(Source code of charts)

-- start --

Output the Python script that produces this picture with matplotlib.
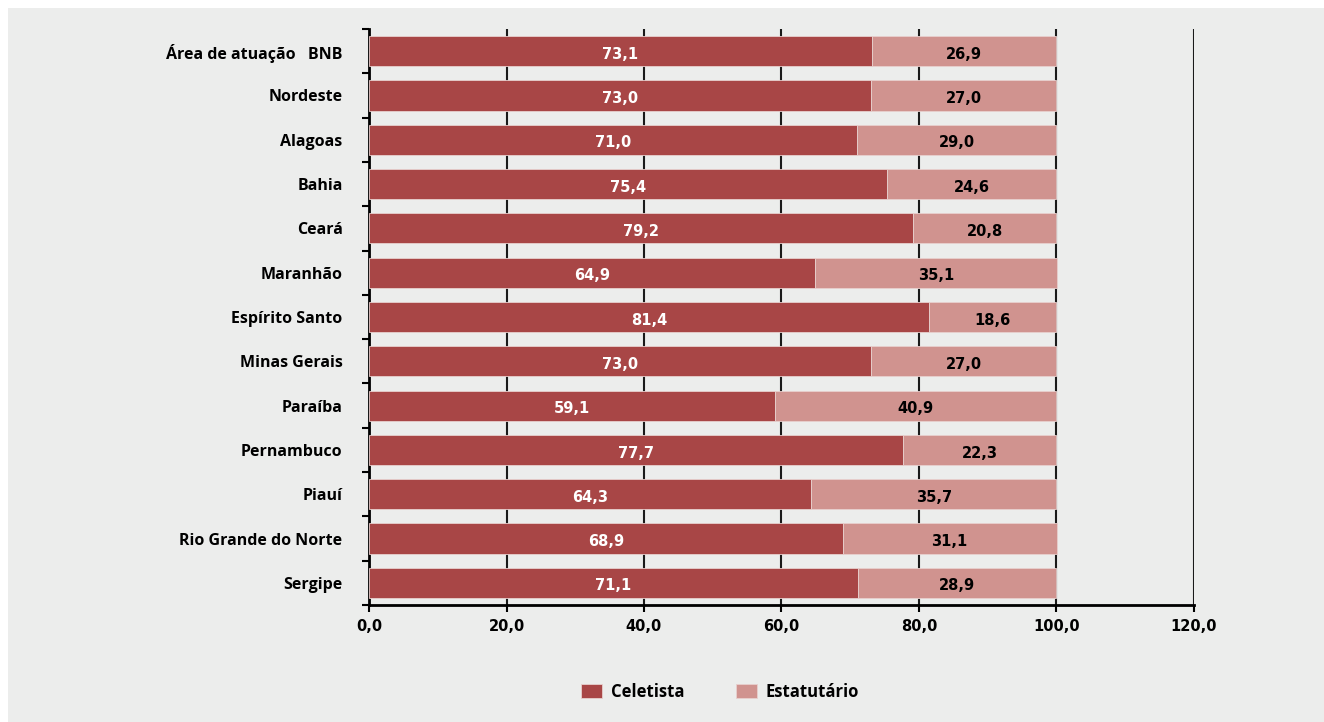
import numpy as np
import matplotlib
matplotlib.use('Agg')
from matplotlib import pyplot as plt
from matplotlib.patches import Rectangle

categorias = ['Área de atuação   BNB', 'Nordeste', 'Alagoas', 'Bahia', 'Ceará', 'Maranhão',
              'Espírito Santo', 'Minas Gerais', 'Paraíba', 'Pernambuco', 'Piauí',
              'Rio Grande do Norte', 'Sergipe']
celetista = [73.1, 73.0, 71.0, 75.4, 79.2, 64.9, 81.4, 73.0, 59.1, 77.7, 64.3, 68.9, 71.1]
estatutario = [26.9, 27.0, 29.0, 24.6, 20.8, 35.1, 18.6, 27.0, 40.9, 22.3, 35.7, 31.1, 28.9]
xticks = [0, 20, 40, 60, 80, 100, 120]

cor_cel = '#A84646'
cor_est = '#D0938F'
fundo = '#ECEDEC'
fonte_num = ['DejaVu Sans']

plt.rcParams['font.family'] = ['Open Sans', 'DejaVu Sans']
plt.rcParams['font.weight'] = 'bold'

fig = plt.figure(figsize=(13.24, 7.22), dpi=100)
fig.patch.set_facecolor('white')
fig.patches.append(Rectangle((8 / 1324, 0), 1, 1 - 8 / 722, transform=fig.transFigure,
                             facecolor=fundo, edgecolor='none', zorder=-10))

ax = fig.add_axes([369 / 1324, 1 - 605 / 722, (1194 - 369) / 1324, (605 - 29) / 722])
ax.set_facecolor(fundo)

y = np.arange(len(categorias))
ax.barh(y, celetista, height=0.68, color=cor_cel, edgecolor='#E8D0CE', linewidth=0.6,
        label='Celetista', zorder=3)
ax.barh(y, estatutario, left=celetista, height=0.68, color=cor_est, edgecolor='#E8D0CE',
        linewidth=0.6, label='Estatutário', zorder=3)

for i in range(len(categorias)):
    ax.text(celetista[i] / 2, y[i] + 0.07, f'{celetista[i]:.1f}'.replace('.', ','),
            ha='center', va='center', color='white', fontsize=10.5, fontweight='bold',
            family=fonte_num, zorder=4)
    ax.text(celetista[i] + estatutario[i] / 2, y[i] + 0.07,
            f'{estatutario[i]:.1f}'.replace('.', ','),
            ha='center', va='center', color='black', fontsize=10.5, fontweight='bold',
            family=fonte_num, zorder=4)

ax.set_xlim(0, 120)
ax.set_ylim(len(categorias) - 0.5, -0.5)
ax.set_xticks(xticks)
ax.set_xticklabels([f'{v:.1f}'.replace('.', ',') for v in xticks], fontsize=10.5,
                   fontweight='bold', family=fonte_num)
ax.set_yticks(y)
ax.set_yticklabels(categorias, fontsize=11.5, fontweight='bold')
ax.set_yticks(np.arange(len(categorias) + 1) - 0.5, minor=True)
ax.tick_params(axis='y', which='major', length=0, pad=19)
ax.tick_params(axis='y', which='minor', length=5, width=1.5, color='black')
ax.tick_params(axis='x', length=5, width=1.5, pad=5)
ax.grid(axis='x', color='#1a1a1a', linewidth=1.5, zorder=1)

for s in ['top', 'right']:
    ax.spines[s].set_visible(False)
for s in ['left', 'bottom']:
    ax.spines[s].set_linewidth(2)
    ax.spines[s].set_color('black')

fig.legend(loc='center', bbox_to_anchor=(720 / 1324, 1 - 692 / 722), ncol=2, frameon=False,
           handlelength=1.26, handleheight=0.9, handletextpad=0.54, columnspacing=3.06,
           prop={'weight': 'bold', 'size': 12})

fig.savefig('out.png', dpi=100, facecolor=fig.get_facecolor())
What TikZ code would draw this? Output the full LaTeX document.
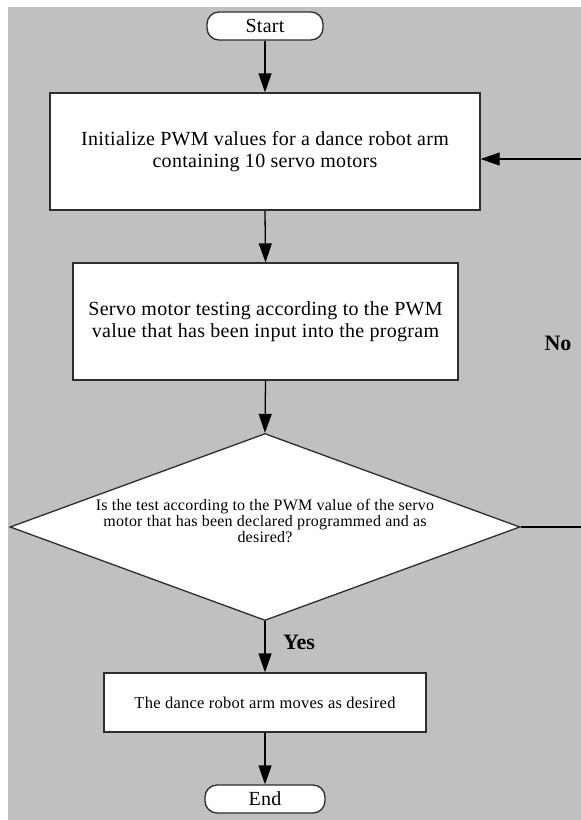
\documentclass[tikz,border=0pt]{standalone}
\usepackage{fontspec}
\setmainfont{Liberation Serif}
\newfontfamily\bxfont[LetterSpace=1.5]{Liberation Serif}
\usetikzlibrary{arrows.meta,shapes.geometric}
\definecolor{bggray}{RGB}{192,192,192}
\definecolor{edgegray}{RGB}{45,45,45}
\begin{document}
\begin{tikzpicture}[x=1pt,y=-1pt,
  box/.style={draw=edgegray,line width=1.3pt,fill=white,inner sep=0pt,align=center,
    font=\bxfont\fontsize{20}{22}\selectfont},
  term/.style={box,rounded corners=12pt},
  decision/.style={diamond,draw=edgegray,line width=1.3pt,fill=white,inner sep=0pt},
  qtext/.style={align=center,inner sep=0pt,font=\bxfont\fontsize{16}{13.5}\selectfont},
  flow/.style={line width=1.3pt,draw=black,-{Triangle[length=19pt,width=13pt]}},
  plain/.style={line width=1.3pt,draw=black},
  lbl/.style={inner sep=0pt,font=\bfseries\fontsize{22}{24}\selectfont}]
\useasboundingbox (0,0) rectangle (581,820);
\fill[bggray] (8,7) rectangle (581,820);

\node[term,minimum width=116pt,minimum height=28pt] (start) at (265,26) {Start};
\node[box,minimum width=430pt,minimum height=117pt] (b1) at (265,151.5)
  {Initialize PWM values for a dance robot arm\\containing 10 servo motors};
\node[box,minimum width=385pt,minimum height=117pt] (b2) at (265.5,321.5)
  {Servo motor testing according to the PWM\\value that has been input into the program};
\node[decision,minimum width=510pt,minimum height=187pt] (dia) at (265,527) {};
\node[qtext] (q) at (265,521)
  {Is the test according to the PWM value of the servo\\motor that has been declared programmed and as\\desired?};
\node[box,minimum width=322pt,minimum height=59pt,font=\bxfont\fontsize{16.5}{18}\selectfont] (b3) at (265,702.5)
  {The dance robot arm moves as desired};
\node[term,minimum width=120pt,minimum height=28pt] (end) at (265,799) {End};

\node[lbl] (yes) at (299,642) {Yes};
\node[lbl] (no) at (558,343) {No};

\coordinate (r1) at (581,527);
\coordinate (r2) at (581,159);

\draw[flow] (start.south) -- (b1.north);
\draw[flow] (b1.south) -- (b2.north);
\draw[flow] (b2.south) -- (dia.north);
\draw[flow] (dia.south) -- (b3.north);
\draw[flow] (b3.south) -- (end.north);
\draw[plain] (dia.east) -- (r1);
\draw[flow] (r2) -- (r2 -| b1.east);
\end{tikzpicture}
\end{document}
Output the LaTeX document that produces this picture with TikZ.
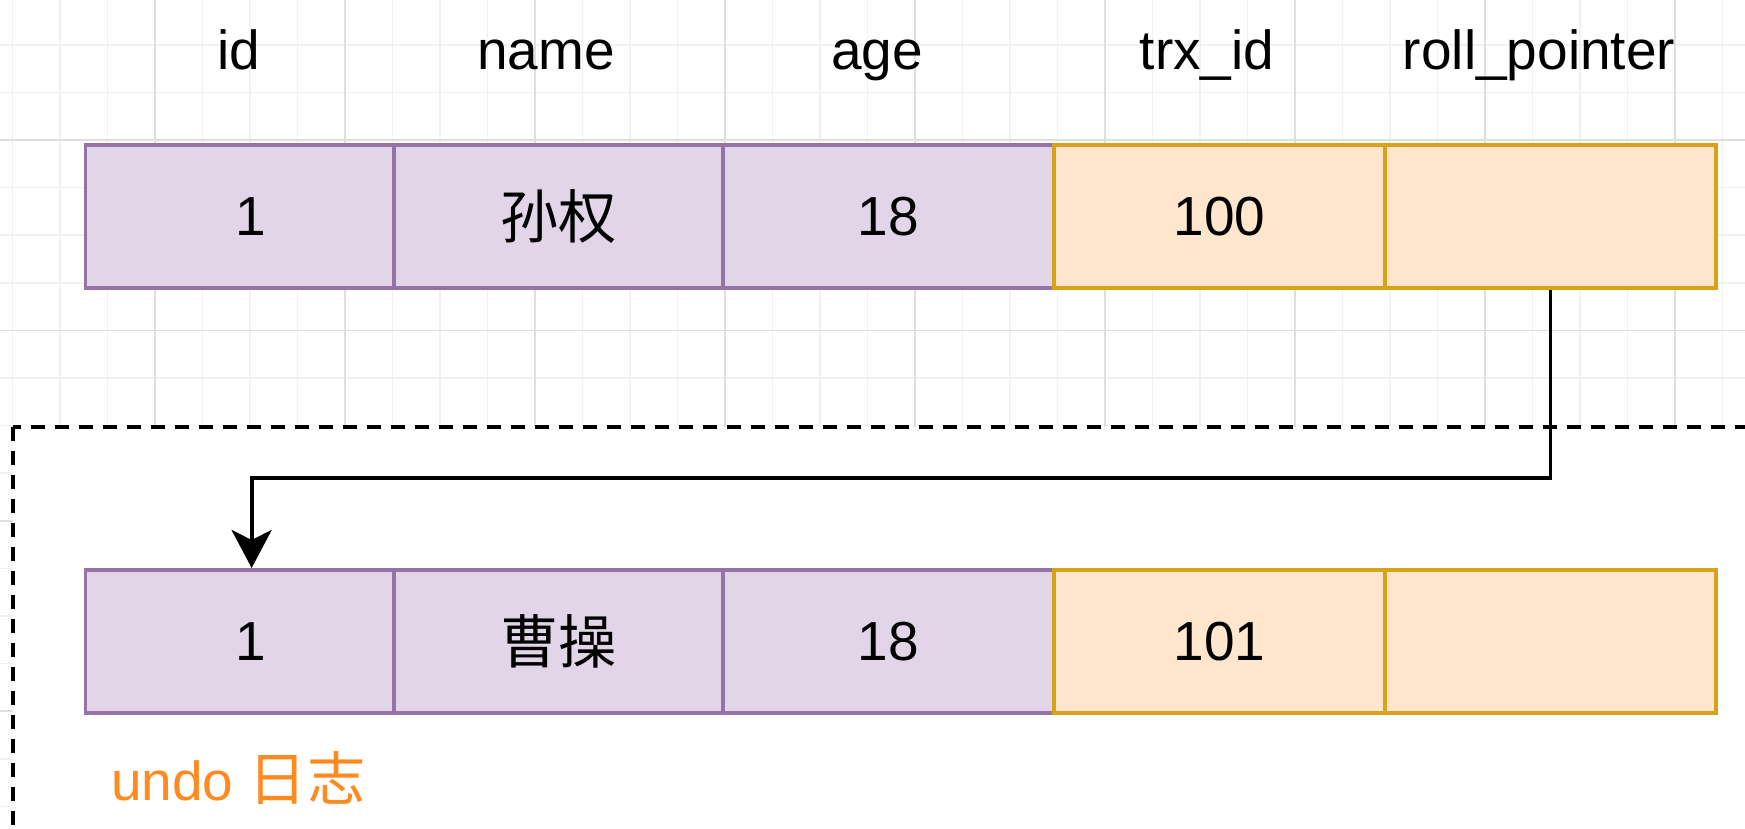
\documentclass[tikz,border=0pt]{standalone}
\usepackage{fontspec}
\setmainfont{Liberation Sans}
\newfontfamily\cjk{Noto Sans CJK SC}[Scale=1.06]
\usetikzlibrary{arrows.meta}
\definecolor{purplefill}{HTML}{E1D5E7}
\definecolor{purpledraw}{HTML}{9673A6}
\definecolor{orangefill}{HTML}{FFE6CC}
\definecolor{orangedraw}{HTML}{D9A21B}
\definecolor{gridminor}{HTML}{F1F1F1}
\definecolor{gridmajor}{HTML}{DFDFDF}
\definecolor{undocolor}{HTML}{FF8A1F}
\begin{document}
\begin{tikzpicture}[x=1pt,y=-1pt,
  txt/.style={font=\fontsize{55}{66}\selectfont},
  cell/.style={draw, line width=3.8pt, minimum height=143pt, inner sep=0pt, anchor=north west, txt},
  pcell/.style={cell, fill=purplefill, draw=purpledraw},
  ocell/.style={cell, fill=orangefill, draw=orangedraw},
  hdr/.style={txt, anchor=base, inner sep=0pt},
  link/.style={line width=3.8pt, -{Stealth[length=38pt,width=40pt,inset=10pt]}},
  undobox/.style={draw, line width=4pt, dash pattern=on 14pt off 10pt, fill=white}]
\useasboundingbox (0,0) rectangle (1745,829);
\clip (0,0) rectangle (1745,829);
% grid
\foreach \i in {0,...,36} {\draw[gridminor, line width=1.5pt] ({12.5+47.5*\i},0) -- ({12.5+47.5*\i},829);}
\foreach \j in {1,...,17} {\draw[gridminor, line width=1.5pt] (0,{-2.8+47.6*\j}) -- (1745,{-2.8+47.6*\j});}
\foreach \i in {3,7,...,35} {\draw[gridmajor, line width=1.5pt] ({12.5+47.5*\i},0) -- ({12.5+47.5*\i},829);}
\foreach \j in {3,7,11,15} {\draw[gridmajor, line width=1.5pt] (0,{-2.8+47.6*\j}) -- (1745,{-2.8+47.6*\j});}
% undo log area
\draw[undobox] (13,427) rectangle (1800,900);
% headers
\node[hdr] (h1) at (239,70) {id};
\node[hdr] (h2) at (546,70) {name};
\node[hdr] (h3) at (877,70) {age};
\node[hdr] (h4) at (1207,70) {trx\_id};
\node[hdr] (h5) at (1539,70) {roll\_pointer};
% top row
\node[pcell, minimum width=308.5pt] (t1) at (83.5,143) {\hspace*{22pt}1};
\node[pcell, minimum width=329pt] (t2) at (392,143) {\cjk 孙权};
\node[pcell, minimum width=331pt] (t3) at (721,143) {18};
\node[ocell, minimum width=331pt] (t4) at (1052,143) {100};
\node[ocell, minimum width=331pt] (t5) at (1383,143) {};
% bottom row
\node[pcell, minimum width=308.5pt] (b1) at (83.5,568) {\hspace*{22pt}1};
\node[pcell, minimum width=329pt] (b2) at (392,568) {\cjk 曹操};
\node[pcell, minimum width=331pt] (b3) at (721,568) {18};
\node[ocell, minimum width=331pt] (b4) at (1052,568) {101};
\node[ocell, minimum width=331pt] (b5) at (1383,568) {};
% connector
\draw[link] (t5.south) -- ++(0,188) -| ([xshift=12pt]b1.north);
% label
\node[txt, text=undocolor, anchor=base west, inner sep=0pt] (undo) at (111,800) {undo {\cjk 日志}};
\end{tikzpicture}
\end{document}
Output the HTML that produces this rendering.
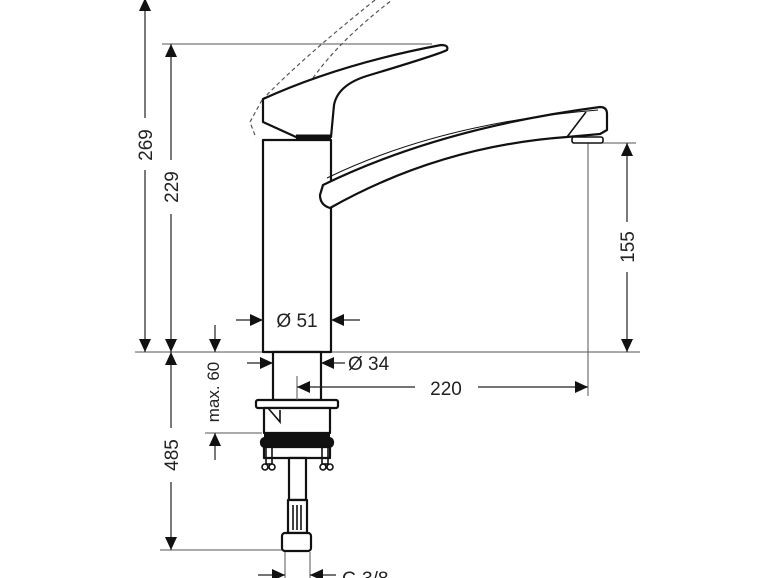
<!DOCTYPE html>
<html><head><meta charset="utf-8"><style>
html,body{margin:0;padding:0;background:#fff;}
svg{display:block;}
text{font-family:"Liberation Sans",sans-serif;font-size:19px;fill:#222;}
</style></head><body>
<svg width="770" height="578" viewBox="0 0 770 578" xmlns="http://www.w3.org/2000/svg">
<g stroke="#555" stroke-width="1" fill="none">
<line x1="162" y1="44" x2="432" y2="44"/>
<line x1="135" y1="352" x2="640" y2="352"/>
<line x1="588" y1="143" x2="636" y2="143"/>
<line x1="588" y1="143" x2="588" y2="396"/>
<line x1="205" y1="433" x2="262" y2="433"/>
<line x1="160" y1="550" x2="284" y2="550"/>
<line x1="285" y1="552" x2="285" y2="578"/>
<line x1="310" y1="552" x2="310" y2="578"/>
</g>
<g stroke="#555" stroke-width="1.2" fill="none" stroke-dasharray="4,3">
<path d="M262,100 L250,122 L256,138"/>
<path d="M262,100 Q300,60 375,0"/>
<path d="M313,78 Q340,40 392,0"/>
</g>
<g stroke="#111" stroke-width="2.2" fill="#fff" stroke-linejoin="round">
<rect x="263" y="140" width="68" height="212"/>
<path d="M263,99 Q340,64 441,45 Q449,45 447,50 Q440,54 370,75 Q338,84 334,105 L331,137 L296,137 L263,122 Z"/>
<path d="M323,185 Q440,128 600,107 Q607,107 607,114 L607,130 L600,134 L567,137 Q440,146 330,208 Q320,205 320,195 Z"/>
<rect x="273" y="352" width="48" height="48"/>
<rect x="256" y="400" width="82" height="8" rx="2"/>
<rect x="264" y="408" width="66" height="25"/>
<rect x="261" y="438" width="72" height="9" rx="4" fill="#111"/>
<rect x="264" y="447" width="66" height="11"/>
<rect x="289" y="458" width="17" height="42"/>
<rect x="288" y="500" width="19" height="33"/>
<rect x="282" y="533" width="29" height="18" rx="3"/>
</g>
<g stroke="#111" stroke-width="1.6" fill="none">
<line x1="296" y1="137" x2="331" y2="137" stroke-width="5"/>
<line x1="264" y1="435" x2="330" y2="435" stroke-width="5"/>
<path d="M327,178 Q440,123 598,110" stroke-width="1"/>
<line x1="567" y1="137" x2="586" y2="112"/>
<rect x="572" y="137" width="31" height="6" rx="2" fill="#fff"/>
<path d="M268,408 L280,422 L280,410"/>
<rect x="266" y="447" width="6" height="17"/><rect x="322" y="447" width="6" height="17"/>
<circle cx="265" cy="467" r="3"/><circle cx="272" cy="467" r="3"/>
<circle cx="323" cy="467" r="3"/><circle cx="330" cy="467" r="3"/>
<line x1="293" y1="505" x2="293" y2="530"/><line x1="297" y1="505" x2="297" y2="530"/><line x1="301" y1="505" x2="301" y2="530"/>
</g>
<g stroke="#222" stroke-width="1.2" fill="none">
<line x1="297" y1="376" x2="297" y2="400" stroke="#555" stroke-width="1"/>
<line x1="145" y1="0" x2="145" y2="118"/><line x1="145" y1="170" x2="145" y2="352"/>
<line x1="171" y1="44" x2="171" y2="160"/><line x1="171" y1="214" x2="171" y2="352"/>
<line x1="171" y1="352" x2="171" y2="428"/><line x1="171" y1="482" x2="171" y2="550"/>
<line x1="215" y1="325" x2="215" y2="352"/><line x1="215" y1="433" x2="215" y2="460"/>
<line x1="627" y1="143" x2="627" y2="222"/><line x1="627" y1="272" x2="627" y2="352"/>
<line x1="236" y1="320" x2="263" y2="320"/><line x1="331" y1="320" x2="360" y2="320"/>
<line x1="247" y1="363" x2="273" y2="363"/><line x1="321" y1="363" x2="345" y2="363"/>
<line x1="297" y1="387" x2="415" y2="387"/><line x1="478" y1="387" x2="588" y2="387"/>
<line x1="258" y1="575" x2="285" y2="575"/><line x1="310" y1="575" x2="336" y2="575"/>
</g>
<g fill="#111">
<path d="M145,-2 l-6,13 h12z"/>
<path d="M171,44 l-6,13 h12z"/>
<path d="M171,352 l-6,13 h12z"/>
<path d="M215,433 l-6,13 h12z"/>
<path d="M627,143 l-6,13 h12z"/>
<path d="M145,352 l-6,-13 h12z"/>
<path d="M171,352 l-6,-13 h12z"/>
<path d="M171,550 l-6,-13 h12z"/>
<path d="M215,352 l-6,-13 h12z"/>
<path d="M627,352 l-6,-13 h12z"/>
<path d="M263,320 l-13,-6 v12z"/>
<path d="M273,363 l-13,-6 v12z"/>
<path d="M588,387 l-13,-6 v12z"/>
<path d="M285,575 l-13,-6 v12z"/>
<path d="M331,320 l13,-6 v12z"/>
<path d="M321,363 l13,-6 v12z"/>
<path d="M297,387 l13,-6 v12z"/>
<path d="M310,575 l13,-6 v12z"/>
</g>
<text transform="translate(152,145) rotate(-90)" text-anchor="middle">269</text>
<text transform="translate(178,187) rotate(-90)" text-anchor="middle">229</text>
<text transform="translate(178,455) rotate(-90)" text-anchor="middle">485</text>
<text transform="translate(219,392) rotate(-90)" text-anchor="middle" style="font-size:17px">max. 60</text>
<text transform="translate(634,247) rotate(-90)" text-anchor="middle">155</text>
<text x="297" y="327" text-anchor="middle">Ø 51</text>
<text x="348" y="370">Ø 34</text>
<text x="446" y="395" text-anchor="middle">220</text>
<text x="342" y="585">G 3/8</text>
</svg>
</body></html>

-- end --

# [WHAT IS BEING ASKED]
Leave the pictures out and repeat exactly the lines from the beginning of the records to the line bearing "xticks = [0, 20, 40, 60, 80, 100, 120]", both ends counted.

# [OUTPUT BELOW]
Output the Python script that produces this picture with matplotlib.
import numpy as np
import matplotlib
matplotlib.use('Agg')
from matplotlib import pyplot as plt
from matplotlib.patches import Rectangle

categorias = ['Área de atuação   BNB', 'Nordeste', 'Alagoas', 'Bahia', 'Ceará', 'Maranhão',
              'Espírito Santo', 'Minas Gerais', 'Paraíba', 'Pernambuco', 'Piauí',
              'Rio Grande do Norte', 'Sergipe']
celetista = [73.1, 73.0, 71.0, 75.4, 79.2, 64.9, 81.4, 73.0, 59.1, 77.7, 64.3, 68.9, 71.1]
estatutario = [26.9, 27.0, 29.0, 24.6, 20.8, 35.1, 18.6, 27.0, 40.9, 22.3, 35.7, 31.1, 28.9]
xticks = [0, 20, 40, 60, 80, 100, 120]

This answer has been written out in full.